Given data:
....

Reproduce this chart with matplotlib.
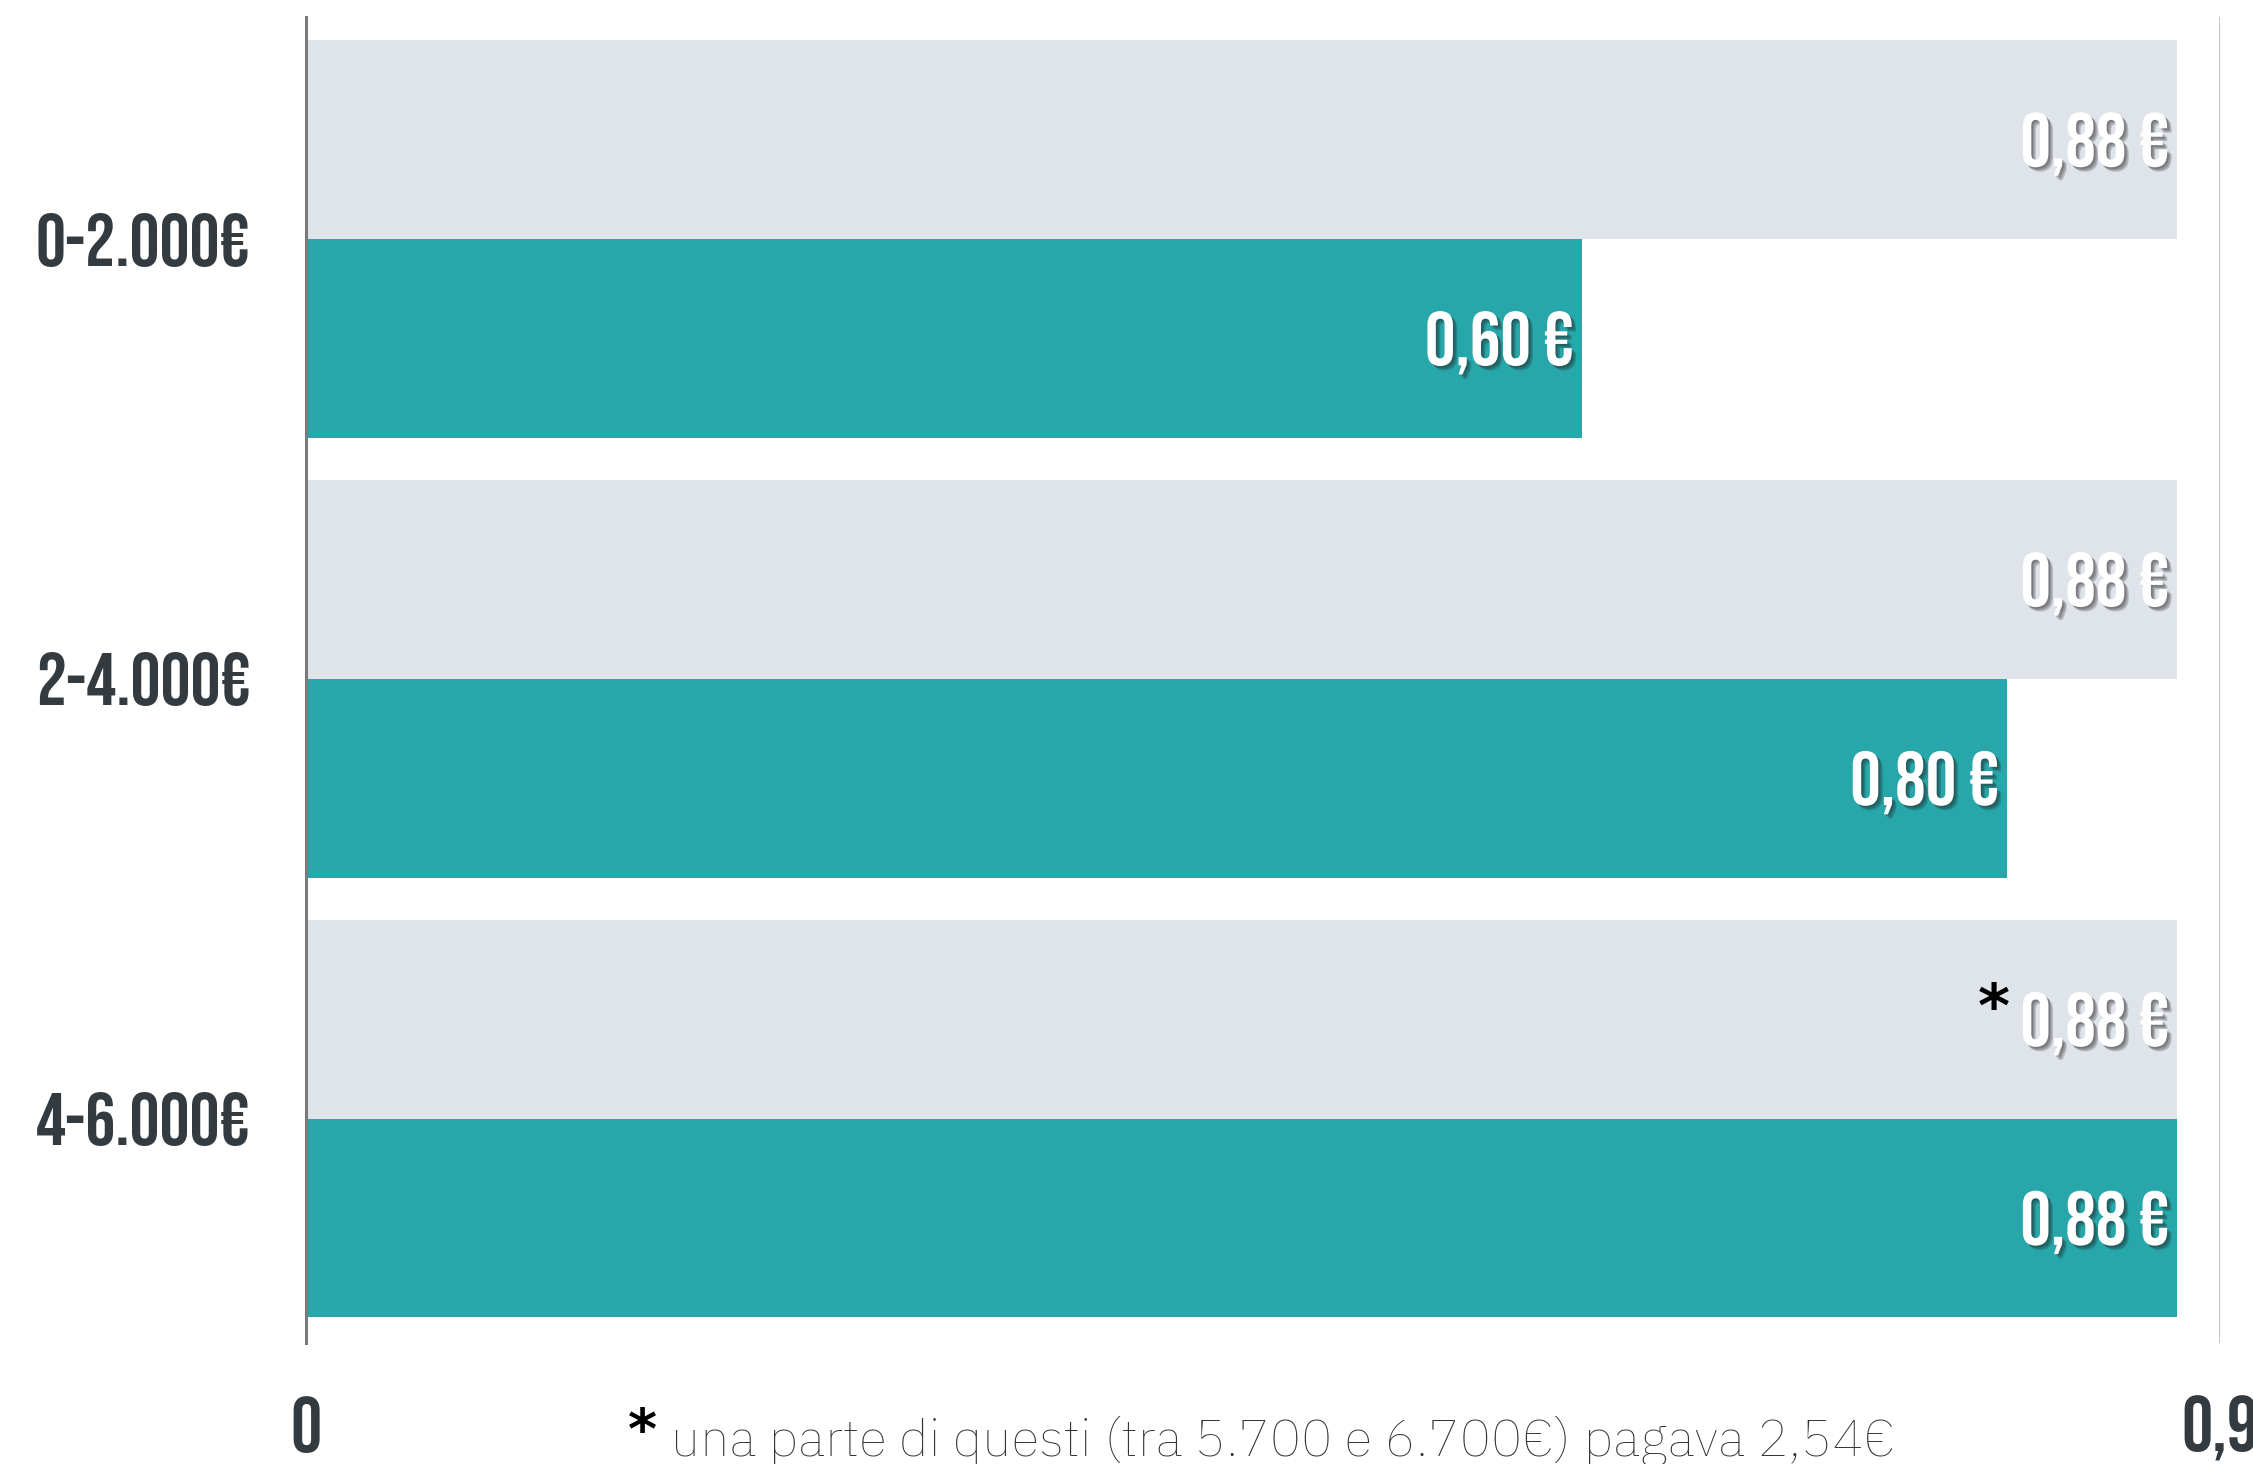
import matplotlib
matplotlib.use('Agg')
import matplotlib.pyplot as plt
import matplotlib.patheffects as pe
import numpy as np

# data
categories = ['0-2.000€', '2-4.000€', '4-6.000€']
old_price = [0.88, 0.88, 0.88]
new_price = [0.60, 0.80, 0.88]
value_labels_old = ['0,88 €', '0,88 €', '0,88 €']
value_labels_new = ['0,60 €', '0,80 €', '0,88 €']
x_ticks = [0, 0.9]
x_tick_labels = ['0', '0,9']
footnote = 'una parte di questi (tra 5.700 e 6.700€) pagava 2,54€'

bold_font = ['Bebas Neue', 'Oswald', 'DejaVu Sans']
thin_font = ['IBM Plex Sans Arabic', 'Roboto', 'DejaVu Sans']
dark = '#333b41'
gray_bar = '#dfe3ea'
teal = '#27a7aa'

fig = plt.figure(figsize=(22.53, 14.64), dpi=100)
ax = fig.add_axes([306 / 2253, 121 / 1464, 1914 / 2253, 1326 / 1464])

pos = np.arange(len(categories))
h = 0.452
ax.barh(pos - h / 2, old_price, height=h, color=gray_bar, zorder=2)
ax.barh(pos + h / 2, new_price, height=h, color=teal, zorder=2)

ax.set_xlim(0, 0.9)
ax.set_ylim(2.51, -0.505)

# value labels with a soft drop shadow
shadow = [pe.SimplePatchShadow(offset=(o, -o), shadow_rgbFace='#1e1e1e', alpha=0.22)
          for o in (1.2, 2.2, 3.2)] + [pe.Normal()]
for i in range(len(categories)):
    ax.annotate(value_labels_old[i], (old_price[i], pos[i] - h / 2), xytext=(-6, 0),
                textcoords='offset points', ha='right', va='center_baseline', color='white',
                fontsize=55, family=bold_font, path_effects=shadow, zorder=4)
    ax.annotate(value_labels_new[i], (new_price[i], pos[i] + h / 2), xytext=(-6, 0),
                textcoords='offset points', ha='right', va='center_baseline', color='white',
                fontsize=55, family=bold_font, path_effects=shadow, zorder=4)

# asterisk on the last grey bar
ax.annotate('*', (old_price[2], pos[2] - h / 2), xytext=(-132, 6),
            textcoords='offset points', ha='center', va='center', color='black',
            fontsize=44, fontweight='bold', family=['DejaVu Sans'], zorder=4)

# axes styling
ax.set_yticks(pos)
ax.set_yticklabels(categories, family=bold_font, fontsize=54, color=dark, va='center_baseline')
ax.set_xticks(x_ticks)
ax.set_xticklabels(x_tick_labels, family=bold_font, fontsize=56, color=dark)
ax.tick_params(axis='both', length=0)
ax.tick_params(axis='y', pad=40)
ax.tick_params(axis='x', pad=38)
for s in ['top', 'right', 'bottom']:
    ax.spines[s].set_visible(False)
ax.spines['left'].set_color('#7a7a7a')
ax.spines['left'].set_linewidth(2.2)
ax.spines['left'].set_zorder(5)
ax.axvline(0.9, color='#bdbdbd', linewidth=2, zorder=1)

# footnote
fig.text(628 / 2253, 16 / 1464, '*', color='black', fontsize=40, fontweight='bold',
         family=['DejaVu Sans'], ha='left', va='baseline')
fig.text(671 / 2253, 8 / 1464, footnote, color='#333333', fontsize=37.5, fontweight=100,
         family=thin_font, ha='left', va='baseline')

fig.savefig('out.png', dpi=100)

....

Working from the listing above, pick out every line that has "with" and copy it.

Worked solution:
Reproduce this chart with matplotlib.
# value labels with a soft drop shadow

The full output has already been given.